:: YOUR GOAL ::
Take the line containing "drawn with matplotlib." and all lines after it to the end of the records, and output them exactly.

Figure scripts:

------------------------------------

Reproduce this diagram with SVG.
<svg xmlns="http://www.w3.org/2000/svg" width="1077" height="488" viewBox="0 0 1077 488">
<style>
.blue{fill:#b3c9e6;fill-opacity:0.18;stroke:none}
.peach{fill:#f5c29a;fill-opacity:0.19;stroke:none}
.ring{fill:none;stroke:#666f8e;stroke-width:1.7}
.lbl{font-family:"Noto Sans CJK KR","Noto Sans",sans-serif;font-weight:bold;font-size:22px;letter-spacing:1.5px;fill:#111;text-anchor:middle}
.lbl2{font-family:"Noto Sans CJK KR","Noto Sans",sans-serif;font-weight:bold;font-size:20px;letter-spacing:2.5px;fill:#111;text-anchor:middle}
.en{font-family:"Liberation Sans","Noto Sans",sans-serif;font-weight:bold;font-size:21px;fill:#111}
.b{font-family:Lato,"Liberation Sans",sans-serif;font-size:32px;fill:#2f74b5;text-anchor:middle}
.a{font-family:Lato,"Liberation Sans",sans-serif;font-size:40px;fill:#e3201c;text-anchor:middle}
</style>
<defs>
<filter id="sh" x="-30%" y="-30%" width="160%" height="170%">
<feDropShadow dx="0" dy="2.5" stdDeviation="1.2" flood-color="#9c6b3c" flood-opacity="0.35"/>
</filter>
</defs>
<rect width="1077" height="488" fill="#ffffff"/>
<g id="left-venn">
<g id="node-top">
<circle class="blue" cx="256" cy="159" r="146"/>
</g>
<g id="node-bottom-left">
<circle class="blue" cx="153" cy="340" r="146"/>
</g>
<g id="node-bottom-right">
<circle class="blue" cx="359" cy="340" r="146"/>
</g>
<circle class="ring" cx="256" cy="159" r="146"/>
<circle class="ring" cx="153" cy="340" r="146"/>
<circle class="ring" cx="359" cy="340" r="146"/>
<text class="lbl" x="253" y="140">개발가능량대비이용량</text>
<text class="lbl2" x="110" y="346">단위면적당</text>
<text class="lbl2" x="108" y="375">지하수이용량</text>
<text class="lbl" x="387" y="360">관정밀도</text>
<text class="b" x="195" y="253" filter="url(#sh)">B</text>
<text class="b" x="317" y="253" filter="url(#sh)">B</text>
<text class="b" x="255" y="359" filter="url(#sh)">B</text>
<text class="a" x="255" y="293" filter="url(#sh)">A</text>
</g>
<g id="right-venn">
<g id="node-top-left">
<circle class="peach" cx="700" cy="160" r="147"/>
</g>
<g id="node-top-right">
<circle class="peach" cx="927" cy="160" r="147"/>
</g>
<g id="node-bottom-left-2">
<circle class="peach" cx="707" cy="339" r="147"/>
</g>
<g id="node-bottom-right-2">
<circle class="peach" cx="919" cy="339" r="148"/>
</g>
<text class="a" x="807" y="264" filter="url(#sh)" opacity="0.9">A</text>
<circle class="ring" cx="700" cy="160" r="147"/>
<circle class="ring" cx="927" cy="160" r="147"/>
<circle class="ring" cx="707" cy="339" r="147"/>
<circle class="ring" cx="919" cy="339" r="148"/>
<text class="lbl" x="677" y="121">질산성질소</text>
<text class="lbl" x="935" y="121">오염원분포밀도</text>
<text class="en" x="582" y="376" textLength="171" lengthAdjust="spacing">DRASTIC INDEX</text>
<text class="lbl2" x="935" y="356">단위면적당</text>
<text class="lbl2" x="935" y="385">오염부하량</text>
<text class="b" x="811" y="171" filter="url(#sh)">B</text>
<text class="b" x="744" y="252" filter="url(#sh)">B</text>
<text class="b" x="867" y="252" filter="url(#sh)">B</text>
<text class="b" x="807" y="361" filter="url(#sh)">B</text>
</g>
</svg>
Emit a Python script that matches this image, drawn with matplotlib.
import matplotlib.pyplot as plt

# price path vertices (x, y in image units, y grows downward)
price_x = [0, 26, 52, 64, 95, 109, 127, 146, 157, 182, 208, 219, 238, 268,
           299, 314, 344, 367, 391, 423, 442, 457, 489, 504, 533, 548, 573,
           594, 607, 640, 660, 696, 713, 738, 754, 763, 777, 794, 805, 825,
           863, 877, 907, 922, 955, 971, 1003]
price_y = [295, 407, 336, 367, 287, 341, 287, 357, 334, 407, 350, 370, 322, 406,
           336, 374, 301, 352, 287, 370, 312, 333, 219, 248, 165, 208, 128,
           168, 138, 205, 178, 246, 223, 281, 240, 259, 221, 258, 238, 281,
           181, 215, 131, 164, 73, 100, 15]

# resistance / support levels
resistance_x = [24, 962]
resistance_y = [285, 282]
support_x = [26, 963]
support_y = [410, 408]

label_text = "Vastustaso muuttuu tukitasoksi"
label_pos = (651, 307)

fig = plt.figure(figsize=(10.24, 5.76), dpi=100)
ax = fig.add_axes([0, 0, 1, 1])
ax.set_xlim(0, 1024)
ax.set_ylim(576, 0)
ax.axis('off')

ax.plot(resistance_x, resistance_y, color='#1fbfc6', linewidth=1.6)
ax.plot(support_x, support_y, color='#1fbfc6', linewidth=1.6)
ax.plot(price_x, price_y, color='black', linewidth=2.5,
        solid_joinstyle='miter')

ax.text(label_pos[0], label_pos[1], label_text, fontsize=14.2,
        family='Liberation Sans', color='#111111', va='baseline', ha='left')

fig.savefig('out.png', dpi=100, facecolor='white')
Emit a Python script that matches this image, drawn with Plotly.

------------------------------------

:: EXERCISE ANSWER ::
Emit a Python script that matches this image, drawn with matplotlib.
import matplotlib.pyplot as plt

# price path vertices (x, y in image units, y grows downward)
price_x = [0, 26, 52, 64, 95, 109, 127, 146, 157, 182, 208, 219, 238, 268,
           299, 314, 344, 367, 391, 423, 442, 457, 489, 504, 533, 548, 573,
           594, 607, 640, 660, 696, 713, 738, 754, 763, 777, 794, 805, 825,
           863, 877, 907, 922, 955, 971, 1003]
price_y = [295, 407, 336, 367, 287, 341, 287, 357, 334, 407, 350, 370, 322, 406,
           336, 374, 301, 352, 287, 370, 312, 333, 219, 248, 165, 208, 128,
           168, 138, 205, 178, 246, 223, 281, 240, 259, 221, 258, 238, 281,
           181, 215, 131, 164, 73, 100, 15]

# resistance / support levels
resistance_x = [24, 962]
resistance_y = [285, 282]
support_x = [26, 963]
support_y = [410, 408]

label_text = "Vastustaso muuttuu tukitasoksi"
label_pos = (651, 307)

fig = plt.figure(figsize=(10.24, 5.76), dpi=100)
ax = fig.add_axes([0, 0, 1, 1])
ax.set_xlim(0, 1024)
ax.set_ylim(576, 0)
ax.axis('off')

ax.plot(resistance_x, resistance_y, color='#1fbfc6', linewidth=1.6)
ax.plot(support_x, support_y, color='#1fbfc6', linewidth=1.6)
ax.plot(price_x, price_y, color='black', linewidth=2.5,
        solid_joinstyle='miter')

ax.text(label_pos[0], label_pos[1], label_text, fontsize=14.2,
        family='Liberation Sans', color='#111111', va='baseline', ha='left')

fig.savefig('out.png', dpi=100, facecolor='white')
Emit a Python script that matches this image, drawn with Plotly.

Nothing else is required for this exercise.